Repeat everything from the first line of the listing below through the line that contains "import plotly.graph_objects as go", exactly. Leave out pictures.

-=-=-=-=-

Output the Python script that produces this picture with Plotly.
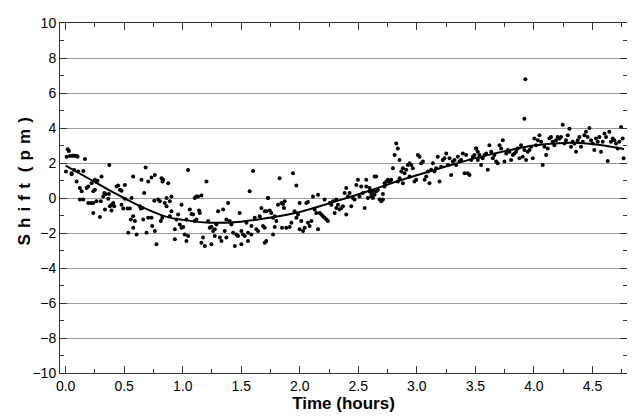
import plotly.graph_objects as go

# Scatter data (time in hours, shift in pm)
time_h = [
 0.017,0.028,0.009,0.037,0.057,0.074,0.094,0.102,0.165,0.003,0.051,0.074,0.108,0.151,0.051,0.094,0.122,0.137,0.179,0.193,
 0.222,0.250,0.264,0.273,0.307,0.236,0.250,0.122,0.151,0.193,0.216,0.236,0.264,0.236,0.293,0.301,0.321,0.330,0.344,0.364,
 0.370,0.373,0.336,0.378,0.392,0.407,0.392,0.415,0.435,0.449,0.464,0.478,0.506,0.478,0.492,0.506,0.529,0.549,0.563,0.577,
 0.634,0.643,0.654,0.671,0.683,0.648,0.705,0.734,0.762,0.757,0.791,0.819,0.557,0.577,0.592,0.535,0.577,0.606,0.663,0.691,
 0.705,0.734,0.739,0.762,0.776,0.813,0.825,
 0.833,0.827,0.876,0.805,0.847,0.862,0.890,0.862,0.904,0.904,0.890,0.933,0.933,0.961,0.947,0.975,0.990,1.004,0.990,1.018,
 1.032,1.046,1.032,1.046,1.061,1.075,1.089,1.103,1.117,1.132,1.160,1.140,1.146,1.117,1.103,1.174,1.160,1.189,1.203,1.217,
 1.231,1.245,1.245,1.260,1.274,1.288,1.274,1.302,1.317,1.331,1.345,1.359,1.373,1.388,1.373,1.402,1.416,1.430,1.445,1.459,
 1.473,1.487,1.501,1.501,1.516,1.530,1.544,1.558,1.572,1.558,1.587,1.601,1.587,1.615,1.629,1.644,1.658,1.672,1.686,1.700,
 1.714,1.729,1.714,
 1.729,1.701,1.743,1.757,1.772,1.786,1.800,1.786,1.772,1.701,1.814,1.828,1.843,1.857,1.871,1.865,1.848,1.885,1.914,1.928,
 1.942,1.971,1.956,1.971,1.985,1.999,2.013,1.999,2.028,2.042,2.056,2.070,2.070,2.084,2.099,2.113,2.127,2.141,2.156,2.156,
 2.170,2.184,2.198,2.212,2.212,2.227,2.241,2.255,2.269,2.284,2.298,2.312,2.312,2.326,2.340,2.355,2.369,2.383,2.397,2.397,
 2.411,2.426,2.440,2.454,2.468,2.483,2.497,2.511,2.525,2.539,2.554,2.568,2.568,2.582,2.596,2.611,2.625,2.639,
 2.596,2.611,2.625,2.639,2.653,2.653,2.667,2.682,2.696,2.710,2.710,2.724,2.724,2.739,2.753,2.767,2.781,2.796,2.810,2.824,
 2.838,2.852,2.838,2.852,2.867,2.881,2.881,2.895,2.909,2.923,2.938,2.952,2.938,2.966,2.980,2.995,3.009,3.023,3.037,3.052,
 3.066,3.080,3.094,3.108,3.123,3.137,3.151,3.165,3.179,3.194,3.208,3.222,3.236,3.251,3.265,3.279,3.293,3.307,3.322,3.336,
 3.350,3.364,3.379,3.393,3.407,3.421,3.435,3.450,3.464,3.478,3.492,3.507,3.521,3.535,
 3.506,3.521,3.535,3.549,3.563,3.578,3.592,3.606,3.620,3.635,3.649,3.663,3.677,3.691,3.706,3.720,3.734,3.748,3.763,3.777,
 3.791,3.805,3.819,3.834,3.848,3.862,3.876,3.890,3.905,3.919,3.933,3.919,3.927,3.947,3.962,3.976,3.990,4.004,4.018,4.033,
 4.047,4.061,4.075,4.090,4.104,4.118,4.132,4.146,4.161,4.175,4.189,4.203,4.218,4.232,4.246,4.260,4.274,4.289,4.303,4.317,
 4.331,4.346,4.360,4.374,4.388,4.402,4.417,4.431,4.445,4.459,4.474,4.488,4.502,4.516,4.530,4.545,4.559,4.573,4.587,4.602,
 4.616,4.630,4.644,4.658,4.673,4.687,4.701,4.715,4.730,4.744,4.758,4.766,
]
shift_pm = [
 2.79,2.68,2.36,2.40,2.42,2.42,2.40,2.36,2.23,1.51,1.42,1.60,1.51,1.55,1.36,0.94,0.57,0.38,0.57,0.66,
 0.85,1.04,0.91,0.98,1.23,0.38,0.47,-0.09,-0.09,-0.28,-0.28,-0.28,-0.19,-0.85,-1.09,-0.19,0.09,0.28,0.23,-0.04,
 0.23,1.89,-0.66,-0.47,-0.38,-0.28,-0.72,-0.47,0.66,0.72,0.47,0.42,0.75,-0.38,-0.60,-0.04,-0.60,-0.60,0.00,1.23,
 -0.47,-0.60,-0.57,0.28,1.75,1.04,0.94,1.17,1.32,-0.15,-0.09,1.13,-1.23,-1.04,-1.32,-1.98,-1.70,-2.08,-1.23,-1.98,
 -1.13,-1.13,-1.60,-1.89,-2.64,-1.32,-1.13,
 1.04,0.94,0.85,-0.19,-0.28,0.00,-0.19,-0.47,0.09,-0.75,-1.04,-1.79,-2.36,-0.94,-1.23,-1.51,-1.70,-1.66,-0.38,-2.08,
 -2.45,-2.17,-1.23,1.60,-0.66,-0.91,-0.94,0.00,0.09,0.09,0.15,-0.72,-0.85,-1.23,-1.32,-2.26,-2.55,-2.74,0.94,-1.32,
 -1.70,-1.66,-2.64,-1.89,-1.79,-1.51,-2.17,-0.75,-2.26,-2.45,-0.66,-1.89,-2.26,-0.28,-1.23,-1.32,-1.51,-1.98,-2.74,-2.08,
 -2.17,-0.85,-1.89,-2.64,-2.08,-2.17,-1.42,-1.98,0.38,-2.45,-2.08,1.55,-1.60,-1.13,-1.79,-1.89,-1.04,-0.57,-1.60,-1.70,
 -2.45,0.00,-0.75,
 0.00,-0.75,-0.72,-0.85,-1.13,-1.04,-1.32,-1.66,-2.08,-2.55,-0.38,1.13,-0.28,-0.34,-0.19,-0.57,-1.70,-1.70,-1.66,-1.42,
 1.42,0.72,-0.75,-1.13,-0.94,-0.28,-1.32,-1.79,-1.89,-1.70,-0.28,-0.23,-1.42,-1.60,-1.32,0.09,-0.66,-0.85,0.19,-1.79,
 -0.85,-0.94,-1.04,-0.09,-1.13,-1.23,-1.32,-0.28,-0.38,-0.19,-0.85,-0.57,-0.09,-0.38,-0.66,-0.57,-0.47,0.28,0.57,-0.94,
 0.09,0.28,-0.47,0.00,-0.09,0.75,1.04,0.09,0.66,0.28,-0.57,0.66,1.04,0.00,0.57,0.28,0.38,1.23,
 0.38,0.10,0.00,0.19,1.23,0.38,0.47,-0.09,-0.19,-0.09,0.23,0.85,0.66,0.95,1.04,0.95,1.04,1.70,2.46,3.12,
 2.83,2.17,0.95,1.13,1.51,1.70,0.85,1.42,1.61,1.89,1.98,1.89,1.23,1.70,0.95,1.04,2.46,2.36,1.98,2.08,
 1.04,1.23,1.51,0.85,1.61,1.98,1.51,1.70,2.36,0.95,1.79,2.17,2.27,2.55,1.89,2.27,1.32,2.08,2.17,1.89,
 2.36,2.08,2.17,2.55,1.42,2.46,1.42,1.32,2.17,2.36,2.46,2.83,2.17,2.46,
 2.83,2.64,2.36,1.89,2.27,2.46,2.55,1.61,3.02,2.64,2.27,2.46,2.08,1.98,3.02,2.83,3.30,2.08,2.55,2.74,
 2.64,2.17,2.46,2.55,2.64,2.83,2.27,3.02,2.36,2.74,2.17,4.53,6.79,2.64,2.74,2.93,2.27,3.40,3.02,3.30,
 3.59,3.21,1.89,2.93,2.46,2.83,3.40,3.49,3.21,3.02,3.30,3.49,3.40,3.49,4.19,3.11,3.30,3.59,3.96,2.93,
 3.21,3.11,2.64,3.30,3.49,2.93,3.21,3.59,3.78,3.49,4.00,3.30,3.11,2.74,3.40,3.21,3.49,2.64,3.21,3.68,
 3.49,2.11,3.78,3.21,3.40,3.30,3.11,2.83,3.21,4.06,3.40,2.27,
]

# Fitted curve
fit_time = [0.0, 0.2, 0.4, 0.6, 0.85, 1.0, 1.23, 1.5, 1.74, 2.0, 2.17, 2.4, 2.62, 2.9, 3.2, 3.5, 3.8, 4.0, 4.27, 4.5, 4.77]
fit_shift = [1.85, 1.1, 0.35, -0.35, -1.05, -1.25, -1.41, -1.35, -1.13, -0.8, -0.47, 0.0, 0.47, 1.1, 1.7, 2.28, 2.75, 3.0, 3.15, 3.08, 2.8]

x_ticks = [0.0, 0.5, 1.0, 1.5, 2.0, 2.5, 3.0, 3.5, 4.0, 4.5]
y_ticks = [-10, -8, -6, -4, -2, 0, 2, 4, 6, 8, 10]

fig = go.Figure()
fig.add_trace(go.Scatter(x=time_h, y=shift_pm, mode="markers",
                         marker=dict(color="black", size=4), showlegend=False))
fig.add_trace(go.Scatter(x=fit_time, y=fit_shift, mode="lines",
                         line=dict(color="black", width=2, shape="spline", smoothing=1.0),
                         showlegend=False))

font = "Liberation Sans, Arial, sans-serif"
fig.update_layout(
    width=627, height=409,
    margin=dict(l=52, r=7, t=12, b=44),
    paper_bgcolor="white", plot_bgcolor="white",
    font=dict(family=font, size=13, color="black"),
)
fig.update_xaxes(
    range=[-0.048, 4.795], tickvals=x_ticks, tickformat=".1f",
    ticks="inside", ticklen=7, tickwidth=1, tickcolor="#333",
    mirror="allticks", showline=True, linecolor="#333", linewidth=1,
    showgrid=False, zeroline=False,
    minor=dict(dtick=0.25, tick0=0, ticks="inside", ticklen=4, tickcolor="#333", showgrid=False),
    title=dict(text="<b>Time (hours)</b>", font=dict(size=17, family=font), standoff=2),
    tickfont=dict(size=14),
)
fig.update_yaxes(
    range=[-10, 10], tickvals=y_ticks,
    ticks="inside", ticklen=7, tickwidth=1, tickcolor="#333",
    mirror="allticks", showline=True, linecolor="#333", linewidth=1,
    showgrid=True, gridcolor="#9a9a9a", gridwidth=1, zeroline=False,
    minor=dict(dtick=1, tick0=0, ticks="inside", ticklen=4, tickcolor="#333", showgrid=False),
    tickfont=dict(size=14),
)

gap = "\u00a0\u200a"
ytitle = gap.join(["S", "h", "i", "f", "t", "\u00a0(", "p", "m", ")"])
fig.add_annotation(
    text="<b>" + ytitle + "</b>", textangle=-90,
    xref="paper", yref="paper", x=0, y=0.547,
    xanchor="center", yanchor="middle", xshift=-35, showarrow=False,
    font=dict(size=17, family=font, color="black"),
)

fig.write_html("out.html")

-=-=-=-=-

▶ [OUTPUT OF THE TASK]:
Output the Python script that produces this picture with Plotly.
import plotly.graph_objects as go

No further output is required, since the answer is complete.